> **What this task involves**
Retype the opening lines of the listing below, ending with the line that contains "se_2014], error_kw=err_kw, zorder=2)", and leave out any pictures.
****************************************
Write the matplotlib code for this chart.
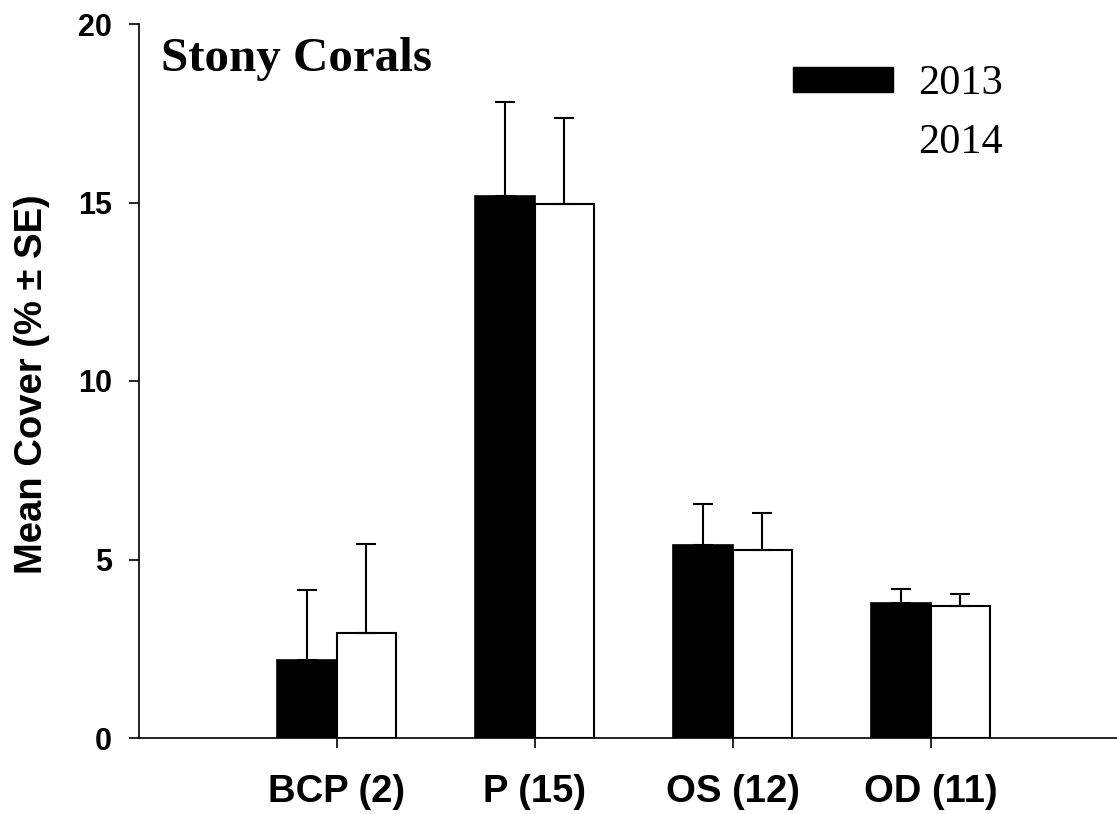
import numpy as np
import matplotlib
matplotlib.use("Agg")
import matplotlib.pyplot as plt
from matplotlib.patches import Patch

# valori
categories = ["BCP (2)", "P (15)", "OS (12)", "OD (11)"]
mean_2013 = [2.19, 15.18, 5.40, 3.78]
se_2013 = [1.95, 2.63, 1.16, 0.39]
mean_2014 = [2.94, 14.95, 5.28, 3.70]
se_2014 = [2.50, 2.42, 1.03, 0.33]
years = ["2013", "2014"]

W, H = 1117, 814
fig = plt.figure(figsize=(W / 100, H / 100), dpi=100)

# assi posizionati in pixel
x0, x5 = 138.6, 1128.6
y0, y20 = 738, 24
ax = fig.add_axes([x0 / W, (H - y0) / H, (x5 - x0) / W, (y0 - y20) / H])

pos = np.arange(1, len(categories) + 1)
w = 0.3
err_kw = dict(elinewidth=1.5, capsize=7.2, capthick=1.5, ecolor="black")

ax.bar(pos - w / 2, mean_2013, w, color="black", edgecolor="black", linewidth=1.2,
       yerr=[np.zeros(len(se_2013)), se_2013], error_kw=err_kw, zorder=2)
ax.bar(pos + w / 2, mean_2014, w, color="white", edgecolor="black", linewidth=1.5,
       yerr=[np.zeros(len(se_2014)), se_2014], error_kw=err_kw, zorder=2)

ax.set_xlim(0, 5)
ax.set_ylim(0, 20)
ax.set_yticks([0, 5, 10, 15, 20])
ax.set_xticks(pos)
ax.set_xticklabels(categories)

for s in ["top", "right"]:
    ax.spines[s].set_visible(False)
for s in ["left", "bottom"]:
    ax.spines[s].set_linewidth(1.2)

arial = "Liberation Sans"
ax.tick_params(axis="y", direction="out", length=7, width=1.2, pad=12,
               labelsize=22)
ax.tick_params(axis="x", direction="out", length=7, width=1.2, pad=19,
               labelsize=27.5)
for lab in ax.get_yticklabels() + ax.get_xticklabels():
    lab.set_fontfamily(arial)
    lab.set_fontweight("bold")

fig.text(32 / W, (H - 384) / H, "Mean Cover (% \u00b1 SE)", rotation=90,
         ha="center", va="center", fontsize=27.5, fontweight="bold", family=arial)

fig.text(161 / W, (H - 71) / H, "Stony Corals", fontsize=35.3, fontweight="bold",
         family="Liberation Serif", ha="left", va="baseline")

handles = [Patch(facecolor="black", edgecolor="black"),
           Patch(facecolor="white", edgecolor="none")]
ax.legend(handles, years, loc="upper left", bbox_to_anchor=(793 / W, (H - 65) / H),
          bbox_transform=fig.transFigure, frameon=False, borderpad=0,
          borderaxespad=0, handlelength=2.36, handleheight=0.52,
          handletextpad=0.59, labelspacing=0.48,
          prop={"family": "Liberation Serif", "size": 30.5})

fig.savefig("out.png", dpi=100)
****************************************
> **Correct response**
Write the matplotlib code for this chart.
import numpy as np
import matplotlib
matplotlib.use("Agg")
import matplotlib.pyplot as plt
from matplotlib.patches import Patch

# valori
categories = ["BCP (2)", "P (15)", "OS (12)", "OD (11)"]
mean_2013 = [2.19, 15.18, 5.40, 3.78]
se_2013 = [1.95, 2.63, 1.16, 0.39]
mean_2014 = [2.94, 14.95, 5.28, 3.70]
se_2014 = [2.50, 2.42, 1.03, 0.33]
years = ["2013", "2014"]

W, H = 1117, 814
fig = plt.figure(figsize=(W / 100, H / 100), dpi=100)

# assi posizionati in pixel
x0, x5 = 138.6, 1128.6
y0, y20 = 738, 24
ax = fig.add_axes([x0 / W, (H - y0) / H, (x5 - x0) / W, (y0 - y20) / H])

pos = np.arange(1, len(categories) + 1)
w = 0.3
err_kw = dict(elinewidth=1.5, capsize=7.2, capthick=1.5, ecolor="black")

ax.bar(pos - w / 2, mean_2013, w, color="black", edgecolor="black", linewidth=1.2,
       yerr=[np.zeros(len(se_2013)), se_2013], error_kw=err_kw, zorder=2)
ax.bar(pos + w / 2, mean_2014, w, color="white", edgecolor="black", linewidth=1.5,
       yerr=[np.zeros(len(se_2014)), se_2014], error_kw=err_kw, zorder=2)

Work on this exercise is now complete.